Social Media vs. Social Disease

With 19 million new sexually transmitted infections (STIs) each year in the U.S., notifying partners is a crucial public health responsibility. But financially strapped local health departments often lack the resources to personally notify partners of an infected person.

Can tech pick up the slack?

Charlotte Gaydos, DrPH '93, MPH, MS, and Jessica Ladd, MPH '11, decided to find out. They developed a survey, targeted at teens and young adults, to learn whether anonymous emails, e-cards, text messages or letters would be an acceptable tool for sending and receiving partner notifications regarding a possible STI.

The survey was posted as a Facebook Event for two weeks in early September, successfully recruiting more than 500 individuals. Of these, 343 met the criteria for the study.

While their preliminary analysis is ongoing, Ladd says that the vast majority of survey participants preferred a phone call from a health department disease intervention specialist (DIS) as the means of partner notification. If calls were not an option, participants rated emails as the next best option. Only a minority of participants favored sending or receiving partner notification via anonymous text messages, e-cards or letters.

But the survey response doesn't negate the value of social media, says Gaydos, a professor in the Division of Infectious Diseases at the Johns Hopkins School of Medicine, with joint appointments in Epidemiology and in Population, Family and Reproductive Health at the Bloomberg School.

"Some people said texting was okay,"she notes. "It could be that some people know their partners well enough to say that, 'Yeah, he's on his cell phone all the time, so he will be most receptive to a text message.' Because everyone's experiences are different, building flexibility into the system is good."

"It shows that a social network such as Facebook could be used to enroll large numbers of participants at little or no cost."—Jessica Ladd

Ladd, a PhD student in Epidemiology at the School, notes another positive outcome of the survey: "[It] shows that a social network such as Facebook could be used to enroll large numbers of participants at little or no cost." Furthermore, she believes the results confer 'a high potential' for using email as a means of anonymous notification.

The survey results will help inform the design of a user-friendly website, tentatively scheduled to launch next summer through a nonprofit called Sexual Health Innovations, which Ladd just founded.
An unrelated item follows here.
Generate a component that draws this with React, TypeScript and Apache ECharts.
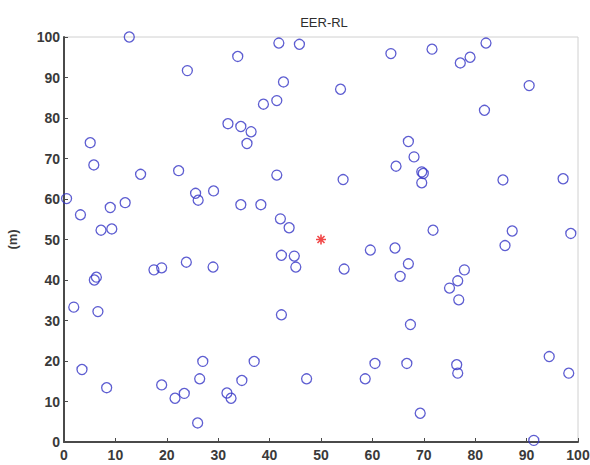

Pending funding, the site will allow individuals to anonymously tell their partners that they have been exposed to an STI and should see their doctor or health department for testing. The site will be designed to maximize privacy and minimize false reporting.

Gaydos is optimistic that the website will be effective, a confidence based on the success of an increasingly popular website she and her team developed in 2004: I Want The Kit (IWTK), at iwantthekit.org.

"People can go online to request collection kits to test for STIs," Gaydos says. "This is a form of social media where we allow individuals to collect samples in the privacy of their own homes and mail them in. Such an approach is especially useful for, say, a 15-year-old girl who doesn't want her parents to know she's having sex, but who knows she might have been exposed to an STI."

Individuals can receive notice of their test results however they request; texting is popular with many. "That 15-year old girl, for example, is not going to want a call to her house," Gaydos says. "The message is coded, so we are not giving out any private information, nor do we text any positive results."

There are limits, of course, to the use of technology and social networking for certain purposes. As Gaydos points out, human contact, even via the phone, is still more important for many people. Because their recent Facebook survey was small and participants were mostly college-educated white women, Gaydos and Ladd are conducting a similar survey with Baltimore Health Department patients, who are primarily inner-city African-Americans.

But according to Gaydos, the survey results have "definitely" helped public health researchers better target future efforts on this and other health issues. "Social media is a great way to reach adolescents and young people," she says, "and that is exactly where most STIs are—in men and women under the age of 25."